Saturday 9 June 2012

The 2kDozen 500: #207 - The Hundred in the Hands, "Red Night"

This was shoved in my direction by the expert curator of all things mindworthy, Darren E Parry of Mon FM fame. He is a fan of the unusual; as his music show The Difference Engine would lead you to expect.

There is cavernous empty noises with the absent echoes of string sections at the beginning of "Empty Stations" as she sings of trains and absence over a locomotive rhythm, something about a "midnight broadcast/Your voice like white noise", then it kicks off into clashing brassy orchestral cacophony. There's a Europhile sheen to "Recognise" that I can't quite ..erm, recognise. Reminds me of Mezzanine era Massive Attack. A slow-moving guitar motif that struts at a kingly pace.

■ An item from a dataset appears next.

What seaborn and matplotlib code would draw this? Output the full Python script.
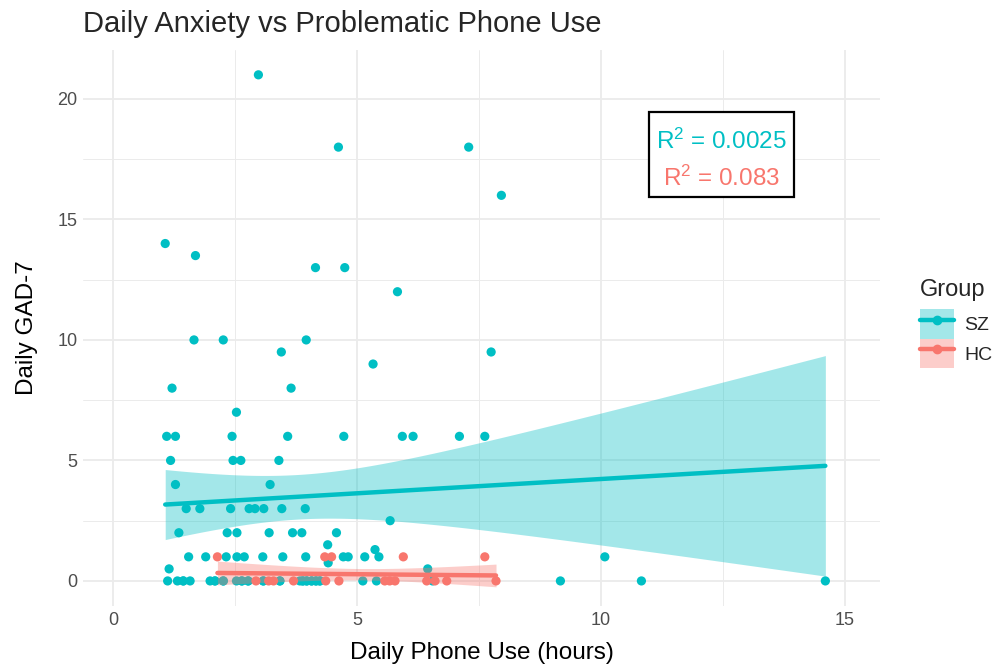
import numpy as np
import pandas as pd
import matplotlib
matplotlib.use("Agg")
import matplotlib.pyplot as plt
import seaborn as sns
from matplotlib.patches import Patch
from matplotlib.lines import Line2D
from matplotlib.legend_handler import HandlerTuple
from matplotlib.offsetbox import TextArea, VPacker, AnnotationBbox, DrawingArea
from matplotlib.ticker import MultipleLocator

# Daily phone use (hours) and daily GAD-7 score, schizophrenia group
# (the zero row is dense; several zero-score days sit on top of each other)
sz_phone = [
    2.98, 4.62, 7.29, 7.96, 1.07, 1.69, 4.15, 4.75, 5.83,
    1.66, 2.26, 3.96, 3.45, 7.75, 5.33, 1.21, 3.65, 2.53,
    1.10, 1.28, 2.44, 3.58, 4.73, 5.93, 6.15, 7.10, 7.62,
    1.18, 2.46, 2.62, 3.40, 1.28, 3.22,
    1.50, 1.78, 2.41, 2.79, 2.91, 3.09, 3.46, 3.94,
    5.68, 1.35, 2.34, 2.54, 3.20, 3.68, 3.87, 4.58, 4.40, 5.37,
    1.55, 1.90, 2.32, 2.54, 2.69, 3.07, 3.48, 3.95, 4.72, 4.82, 5.16, 5.45, 10.08,
    4.41, 1.15, 6.45,
    1.12, 1.32, 1.44, 1.58, 1.99, 2.09, 2.26, 2.53, 2.64, 2.77, 3.08, 3.42,
    3.83, 3.89, 3.97, 4.07, 4.16, 4.24, 5.12, 5.40, 6.55, 9.17, 10.83, 14.60,
    1.44, 2.09, 2.26, 2.64, 2.77, 3.08, 3.42, 3.89, 3.97, 4.07, 4.16, 4.24,
]
sz_gad = [
    21, 18, 18, 16, 14, 13.5, 13, 13, 12,
    10, 10, 10, 9.5, 9.5, 9, 8, 8, 7,
    6, 6, 6, 6, 6, 6, 6, 6, 6,
    5, 5, 5, 5, 4, 4,
    3, 3, 3, 3, 3, 3, 3, 3,
    2.5, 2, 2, 2, 2, 2, 2, 2, 1.5, 1.3,
    1, 1, 1, 1, 1, 1, 1, 1, 1, 1, 1, 1, 1,
    0.75, 0.5, 0.5,
    0, 0, 0, 0, 0, 0, 0, 0, 0, 0, 0, 0,
    0, 0, 0, 0, 0, 0, 0, 0, 0, 0, 0, 0,
    0, 0, 0, 0, 0, 0, 0, 0, 0, 0, 0, 0,
]

# Same measures, healthy control group
hc_phone = [2.14, 4.34, 4.48, 5.95, 7.62,
            2.93, 3.19, 3.29, 3.70, 4.36, 4.63, 5.57, 5.67, 5.78,
            6.43, 6.60, 6.84, 7.85]
hc_gad = [1, 1, 1, 1, 1,
          0, 0, 0, 0, 0, 0, 0, 0, 0,
          0, 0, 0, 0]

groups = ["SZ", "HC"]
palette = {"SZ": "#00BFC4", "HC": "#F8766D"}
r2_text = {"SZ": "0.0025", "HC": "0.083"}

df = pd.concat([
    pd.DataFrame({"phone": sz_phone, "gad": sz_gad, "Group": "SZ"}),
    pd.DataFrame({"phone": hc_phone, "gad": hc_gad, "Group": "HC"}),
], ignore_index=True)


def t975(dof):
    """Two-sided 95% Student-t quantile (Cornish-Fisher expansion)."""
    z = 1.959963985
    return (z + (z**3 + z) / (4 * dof)
            + (5 * z**5 + 16 * z**3 + 3 * z) / (96 * dof**2)
            + (3 * z**7 + 19 * z**5 + 17 * z**3 - 15 * z) / (384 * dof**3))


def lm_band(x, y, grid):
    """OLS fit with 95% confidence band of the mean on a grid."""
    x = np.asarray(x, float)
    y = np.asarray(y, float)
    n = len(x)
    slope, intercept = np.polyfit(x, y, 1)
    resid = y - (intercept + slope * x)
    s = np.sqrt(np.sum(resid**2) / (n - 2))
    sxx = np.sum((x - x.mean())**2)
    se = s * np.sqrt(1 / n + (grid - x.mean())**2 / sxx)
    fit = intercept + slope * grid
    half = t975(n - 2) * se
    return fit - half, fit + half


sns.set_theme(style="white")
plt.rcParams["font.family"] = ["Liberation Sans", "DejaVu Sans"]
plt.rcParams["mathtext.default"] = "regular"

fig = plt.figure(figsize=(9.99, 6.71), dpi=100)
ax = fig.add_axes([83 / 999, 65 / 671, 797 / 999, 556 / 671])

sns.scatterplot(data=df, x="phone", y="gad", hue="Group", hue_order=groups,
                palette=palette, s=44, linewidth=0, alpha=1, legend=False,
                ax=ax, zorder=3)

for g in groups:
    sub = df[df["Group"] == g]
    grid = np.linspace(sub["phone"].min(), sub["phone"].max(), 200)
    lo, hi = lm_band(sub["phone"], sub["gad"], grid)
    ax.fill_between(grid, lo, hi, color=palette[g], alpha=0.36, lw=0, zorder=4)
    sns.regplot(data=sub, x="phone", y="gad", scatter=False, ci=None,
                color=palette[g], ax=ax, line_kws={"lw": 3.2, "zorder": 5})

ax.set_xlim(-0.615, 15.72)
ax.set_ylim(-1.04, 22.03)
ax.xaxis.set_major_locator(MultipleLocator(5))
ax.xaxis.set_minor_locator(MultipleLocator(2.5))
ax.yaxis.set_major_locator(MultipleLocator(5))
ax.yaxis.set_minor_locator(MultipleLocator(2.5))
ax.grid(which="major", color="#EBEBEB", lw=1.3)
ax.grid(which="minor", color="#EBEBEB", lw=0.7)
ax.set_axisbelow(True)
for s in ax.spines.values():
    s.set_visible(False)
ax.tick_params(which="both", length=0, labelsize=13, labelcolor="#4D4D4D", pad=4)

ax.set_xlabel("Daily Phone Use (hours)", fontsize=17.5, color="black", labelpad=10)
ax.set_ylabel("Daily GAD-7", fontsize=17.5, color="black", labelpad=14)
ax.set_title("Daily Anxiety vs Problematic Phone Use", fontsize=21,
             loc="left", x=0.0, pad=13)

# R-squared annotation box
lines = [TextArea(f"R$^2$ = {r2_text[g]}",
                  textprops=dict(color=palette[g], fontsize=17.5)) for g in groups]
inner = VPacker(children=lines, align="center", pad=0, sep=8)
pack = VPacker(children=[DrawingArea(1, 7), inner], align="center", pad=0, sep=0)
ab = AnnotationBbox(pack, (12.47, 17.68), xycoords="data", frameon=True,
                    box_alignment=(0.5, 0.5), pad=0.45,
                    bboxprops=dict(edgecolor="black", facecolor="white", lw=1.6))
ab.set_zorder(6)
ax.add_artist(ab)

# Legend with band + line keys
handles = [(Patch(facecolor=palette[g], alpha=0.36, edgecolor="none"),
            Line2D([], [], color=palette[g], lw=3.2, marker="o", markersize=6))
           for g in groups]
leg = ax.legend(handles, groups, title="Group", loc="center left",
                bbox_to_anchor=(1.035, 0.508), frameon=False,
                handler_map={tuple: HandlerTuple(ndivide=1, pad=0)},
                handlelength=1.75, handleheight=1.95, labelspacing=0.0,
                handletextpad=0.55, fontsize=14, title_fontsize=17,
                alignment="left", borderaxespad=0.2)
leg._legend_box.sep = 6

fig.savefig("out.png", dpi=100)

"Come With Me" ups the pace a bit, then the title track goes back to the mezzanine. Dream pop, eh? It has the creamy pace of dreams alright, but not so much of the unpredictability, I suppose. The lyrics are hard for me to catch, as usual, so I don't have as much insight there as I'd like. What I can hear seems to be about dislocation and absence. "Keep It Low" has a jagged piece of Pet Shop Boys riven through the centre: "Under solid black skies/Wide awake/I don't want to go home". Choirs swell up under more ghostly vocals in "Faded" and the pattern is pretty well established. Lyrically, more heartbreak.


Gears changes to something a bit tougher and chewier for "Tunnels" and there's talk of cities being built. There's the same architectural clang to "Stay the Night". It would possibly scare me off a bit if someone proposed a night-time of entertainment to this soundtrack. Sounds a bit strict. But there's a gorgeous stack of vocals about halfway through before the bass bubble kicks back in. It's as though a few hundred noir-ish films have been blended together and pumped into some heavy cloud cover and it's pouring down on top of us.

"Lead In The Light" has some more drifting, classical-inflected lyrics going on and big country drums. I can feel the sun rising through the cracks, casting light over Polynesian waters. And the lyrics end "I'll stay with you". So that's all resolved then.